〇検討の結果、林業(育林・素材生産作業)については、次回以降、引き続き、議論が行われることになった。
(2)食鳥処理加工業職種(食鳥処理加工作業)の試験の実施・運営の改善について
〇食鳥処理加工業職種(食鳥処理加工作業)の試験の実施・運営について、日本食鳥協会から、第65回会議での指摘を踏まえて、どのように改善を図っていくのか説明が行われ、主として以下のような質疑が行われた。
・通訳について、試験中に同席させるのかとの質問があった。これに対し、試験前の注意事項を説明する際には同席させるが、試験中は同席させないとの回答があった。

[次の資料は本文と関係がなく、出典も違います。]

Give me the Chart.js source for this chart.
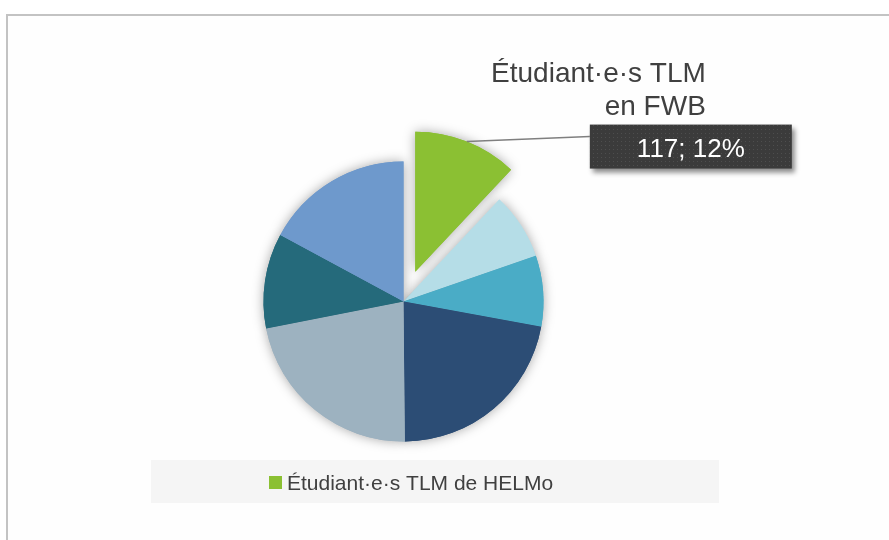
<!DOCTYPE html>
<html>
<head>
<meta charset="utf-8">
<script src="https://cdn.jsdelivr.net/npm/chart.js@4"></script>
<style>
  html, body { margin: 0; padding: 0; background: #fff; }
  #wrap { position: relative; width: 889px; height: 540px; overflow: hidden; }
  #frame { position: absolute; left: 6px; top: 14px; width: 1000px; height: 1000px;
           border-top: 2px solid #c3c3c3; border-left: 2px solid #c3c3c3; background: #fefefe; }
  canvas { position: absolute; left: 0; top: 0; }
</style>
</head>
<body>
<div id="wrap">
  <div id="frame"></div>
  <canvas id="myChart" width="889" height="540"></canvas>
</div>
<script>
// données
const categories = ['Étudiant·e·s TLM en FWB', 'Catégorie 2', 'Catégorie 3', 'Catégorie 4', 'Catégorie 5', 'Catégorie 6', 'Catégorie 7']
const values = [117, 75, 80, 214, 215, 107, 167]
const seriesName = 'Étudiant·e·s TLM de HELMo'
const labelLines = ['Étudiant·e·s TLM', 'en FWB']

const colors = ['#8bc033', '#b5dde7', '#4aacc6', '#2c4d75', '#9db2c0', '#256a7b', '#6e99cc']
const font = "'Liberation Sans', Arial, sans-serif"
const explode = 32 // décalage du secteur vert (px)

// secteur vert détaché : simple translation, sans changer son rayon
const explodePlugin = {
  id: 'explode',
  afterUpdate (chart) {
    const arc = chart.getDatasetMeta(0).data[0]
    if (arc._exploded) return
    const baseDraw = arc.draw
    arc.draw = function (ctx) {
      const mid = (this.startAngle + this.endAngle) / 2
      ctx.save()
      ctx.translate(Math.cos(mid) * explode, Math.sin(mid) * explode)
      baseDraw.call(this, ctx)
      ctx.restore()
    }
    arc._exploded = true
  }
}

// ombre douce sous les secteurs (dessinée avant, les secteurs recouvrent les ombres internes)
const shadowPlugin = {
  id: 'pieShadow',
  beforeDatasetsDraw (chart) {
    const ctx = chart.ctx
    ctx.save()
    ctx.shadowColor = 'rgba(0,0,0,0.35)'
    ctx.shadowBlur = 12
    chart.getDatasetMeta(0).data.forEach(arc => arc.draw(ctx))
    ctx.restore()
  }
}

// étiquette du secteur vert + légende
const labelPlugin = {
  id: 'labels',
  afterDraw (chart) {
    const ctx = chart.ctx
    const meta = chart.getDatasetMeta(0)
    const arc = meta.data[0]
    const total = values.reduce((a, b) => a + b, 0)
    const pct = Math.round(values[0] / total * 100)
    const mid = (arc.startAngle + arc.endAngle) / 2
    const r = arc.outerRadius + explode
    const sx = arc.x + Math.cos(mid) * r
    const sy = arc.y + Math.sin(mid) * r

    const bx = sx + 123
    const by = sy - 17
    const bw = 202
    const bh = 44

    // ligne de rappel
    ctx.save()
    ctx.strokeStyle = '#7f7f7f'
    ctx.lineWidth = 1.5
    ctx.beginPath()
    ctx.moveTo(sx, sy)
    ctx.lineTo(bx, by + 12)
    ctx.stroke()
    ctx.restore()

    // boîte sombre à motif pointillé
    const pc = document.createElement('canvas')
    pc.width = 4; pc.height = 4
    const p = pc.getContext('2d')
    p.fillStyle = '#3b3b3b'
    p.fillRect(0, 0, 4, 4)
    p.fillStyle = '#4e4e4e'
    p.fillRect(1, 1, 1, 1)
    ctx.save()
    ctx.shadowColor = 'rgba(0,0,0,0.45)'
    ctx.shadowBlur = 5
    ctx.shadowOffsetX = 3
    ctx.shadowOffsetY = 4
    ctx.fillStyle = ctx.createPattern(pc, 'repeat')
    ctx.fillRect(bx, by, bw, bh)
    ctx.restore()

    ctx.save()
    ctx.fillStyle = '#ffffff'
    ctx.font = '26px ' + font
    ctx.textAlign = 'center'
    ctx.textBaseline = 'alphabetic'
    ctx.fillText(values[0] + '; ' + pct + '%', bx + bw / 2, by + 32)

    // nom de la catégorie au-dessus
    ctx.fillStyle = '#404040'
    ctx.font = '28px ' + font
    ctx.textAlign = 'right'
    ctx.fillText(labelLines[0], bx + 116, by - 43)
    ctx.fillText(labelLines[1], bx + 116, by - 10)
    ctx.restore()

    // légende
    ctx.save()
    ctx.fillStyle = '#f5f5f5'
    ctx.fillRect(151, 460, 568, 43)
    ctx.fillStyle = colors[0]
    ctx.fillRect(269, 476, 13, 13)
    ctx.fillStyle = '#404040'
    ctx.font = '21px ' + font
    ctx.textAlign = 'left'
    ctx.fillText(seriesName, 287, 490)
    ctx.restore()
  }
}

const ctx = document.getElementById('myChart').getContext('2d')

const myChart = new Chart(ctx, {
  type: 'pie',
  data: {
    labels: categories,
    datasets: [{
      label: seriesName,
      data: values,
      backgroundColor: colors,
      borderWidth: 0
    }]
  },
  options: {
    responsive: false,
    animation: false,
    radius: 140,
    layout: { padding: { left: 0, right: 82, top: 63, bottom: 0 } },
    plugins: {
      legend: { display: false },
      tooltip: { enabled: false }
    }
  },
  plugins: [explodePlugin, shadowPlugin, labelPlugin]
})
</script>
</body>
</html>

・受検にあたっては、技能実習生が日本語による注意事項について理解できるようになっていることが前提ではないのかとの質問があった。これに対し、例えば、体調不良時にどこが悪いのか的確に日本語で伝達するのは難しいこともあることから、何かあったときのために、通訳にいてもらっているとの回答があった。
・受検に遅刻した理由が病院へ行ったための場合、確認する方法として診断書を入手させるのかとの質問があった。これに対し、技能実習生が1人で病院に行くようなことはあまりなく、実習実施者が連れて行くことになるため、診断書を入手させるようなことはないとの回答があった。
○ 報告の結果、食鳥処理加工業職種の技能実習評価試験について、試験実施機関は会議で受けた指摘に対応し、より一層適切な実施に努めることとされた。
(3)宿泊職種(接客・衛生管理作業)の試験の実施・運営状況の報告について
○ 宿泊職種(接客・衛生管理作業)の試験の実施・運営状況について、宿泊業技能試験センターから報告があり、主として以下のような質疑が行われた。
・試験において、接客に対する心構えといった技能をどのように評価するのかとの質問があった。これに対し、心構えというと抽象的だが、接客対応はマニュアル化されており、マニュアルに沿った対応ができるかどうかで評価するとの回答があった。
・採点基準に、出発時の対応の笑顔があるが、笑顔ができているかどうか客観的な基準がないと、試験監督者の採点にばらつきが出るのではないかとの質問があった。これに対し、実技試験採点マニュアルにおいて、文字や写真で、口角が上がっているかなど具体的に示しているとの回答があった。これに対し、できるだけ客観的な基準とするよう、意見がなされた。
○ 報告の結果、宿泊職種の技能実習評価試験について、試験実施機関は会議で受けた指摘に対応し、より一層適切な実施に努めることとされた。